Vereinfacht lässt sich feststellen, allen körperlichen Schlacken und Ablagerungen entsprechen solche auf seelischer Ebene. Vielfach wird die Parallelität auch direkt erfahrbar, wenn mit körperlichem Fortschritt auch ein seelischer Knoten platzt oder wenn uns ein Traum oder eine Erkenntnis durch eine körperliche Krise hindurchführen. Je mehr Gelegenheit wir uns zu solchen Erfahrungen lassen, umso besser. Ähnlich wie wir uns beim Fasten keine materielle Nahrung zuführen, sollten wir auch mit geistiger Nahrung sehr achtsam sein. Die Seele braucht Raum und Zeit, um loszulassen und Altes aufzuarbeiten. Hier sehen wir schon, woher der gute Einfluss der Stille und des Schweigens auf den Fastenprozess rührt. Nicht Neuaufnahme, sondern Verarbeitung des Alten stehen im Vordergrund. Folglich sind alle Orte der Stille für diese Zeit der Regeneration besonders geeignet.
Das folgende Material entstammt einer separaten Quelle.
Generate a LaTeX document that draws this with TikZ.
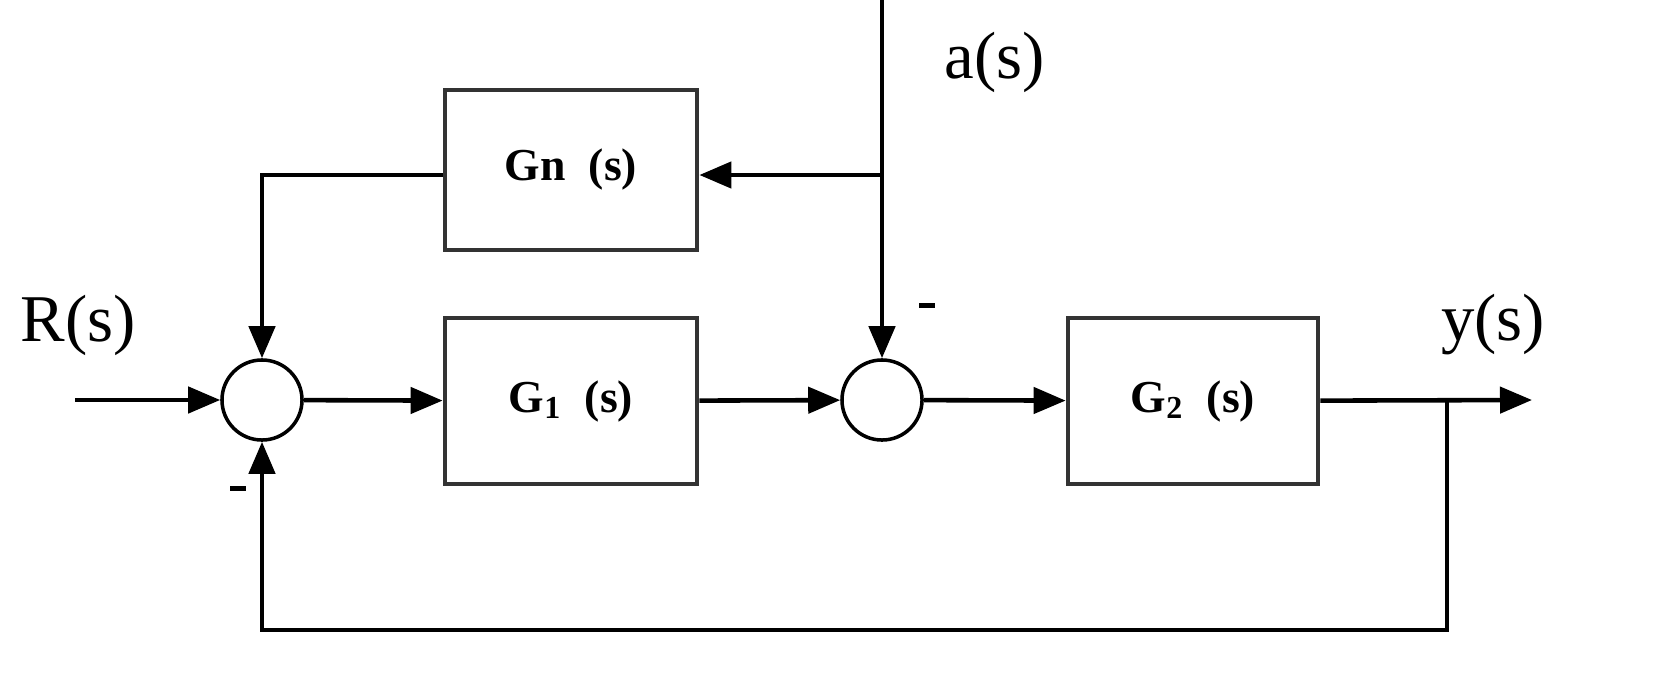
\documentclass[tikz,border=0pt]{standalone}
\usepackage{fontspec}
\setmainfont{Liberation Serif}
\usetikzlibrary{arrows.meta}
\begin{document}
\begin{tikzpicture}[x=0.01cm,y=-0.01cm,
  blk/.style={draw=black!80,line width=1.3pt,inner sep=0,font=\bfseries\fontsize{13}{15}\selectfont},
  sum/.style={draw,circle,line width=1pt,minimum size=0.8cm,inner sep=0},
  ln/.style={line width=1.3pt},
  arr/.style={ln,-{Triangle[length=0.32cm,width=0.26cm]}},
  lbl/.style={font=\fontsize{19}{22}\selectfont},
  mns/.style={inner sep=0,minimum width=0.16cm,minimum height=0.05cm,fill=black}]
\useasboundingbox (0,0) rectangle (1661,694);
\node[blk,minimum width=2.52cm,minimum height=1.66cm] (g1) at (571,401) {G\textsubscript{1}\ \ (s)};
\node[blk,minimum width=2.5cm,minimum height=1.66cm] (g2) at (1193,401) {G\textsubscript{2}\ \ (s)};
\node[blk,minimum width=2.52cm,minimum height=1.6cm] (gn) at (571,170) {Gn\ \ (s)};
\node[sum] (s1) at (262,400) {};
\node[sum] (s2) at (882,400) {};
\coordinate (in) at (75,400);
\coordinate (out) at (1532,400);
\coordinate (top) at (882,0);
\coordinate (br) at (882,175);
\coordinate (fb) at (1447,400);
\node[lbl] (R) at (78,325) {R(s)};
\node[lbl] (Y) at (1493,325) {y(s)};
\node[lbl] (A) at (995,62) {a(s)};
\node[mns] (m1) at (927,305) {};
\node[mns] (m2) at (238,488) {};
\draw[arr] (in) -- (s1);
\draw[arr] (s1) -- (g1);
\draw[arr] (g1) -- (s2);
\draw[arr] (s2) -- (g2);
\draw[arr] (g2) -- (out);
\draw[arr] (top) -- (s2);
\draw[arr] (br) -- (gn.east |- br);
\draw[arr] (gn.west |- br) -| (s1);
\draw[arr] (fb) -- (1447,630) -| (s1);
\end{tikzpicture}
\end{document}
Allerdings braucht niemand den Kopf gänzlich hängen zu lassen, wenn die äußeren Bedingungen nicht ideal sind. Das Fasten schafft aus sich heraus einen Bereich der Stille, und diese Stille liegt im Innern und ist mindestens so wertvoll wie die äußere. Die innere und die äußere Ruhe schaffen zusammen ideale Voraussetzungen für die Fastenkur, und Fastenzeiten fördert auch obendrein noch die eigene Offenheit für den idealen Platz. Genau wie äußere Hektik viele innerlich durcheinanderbringt, lässt sich umgekehrt beim Fasten die Erfahrung machen, wie ansteckend innere Ruhe auf die äußere Umgebung wirkt. So ist im Endeffekt fast jede äußere Situation geeignet, wenn nur die innere Einstellung stimmt.

Grundsätzlich schwanken die Möglichkeiten also zwischen dem Fasten im Alltag bei weiter laufender Arbeit und dem Rückzug in Einsamkeit und Stille. Jede(r) kann sich aus der ganzen Bandbreite der Möglichkeiten die für sie oder ihn beste herausfinden, wobei die Extreme an beiden Enden der Skala am Anfang durchaus zu schwierig und auch in der Wirkung zu stark sein mögen. Bei einigen wird die gesundheitliche Situation die Kur in der Fastenklinik erforderlich machen oder zumindestens die begleitende Anwesenheit eines Arztes. Es empfiehlt sich, den entsprechenden Ort bewusst auszuwählen und lieber etwas weiter zu fahren, um dann wirklich ankommen zu können. Eine passende und obendrein schöne Umgebung ist natürlich besser geeignet, tiefe Erfahrungen zu machen und zugleich die eigenen schönen Seiten zu erleben.

Wer es sich leisten kann und will, den Schwerpunkt mehr in spirituelle Richtung zu legen, und trotzdem in einer Gruppe sein möchte, kann etwa in einem Kloster fasten oder in einer ähnlichen Umgebung wie bei unsrem Fasten- und Zenkurs*. Für all jene, deren gesundheitliche Situation angespannt ist, sei gesagt: Ein Anfang auf dem Boden von Krankheit verhindert keineswegs die spirituelle Ebene, im Gegenteil, die Krankheit mag sogar gerade der erste Schritt eines langen Weges zur Heilung werden.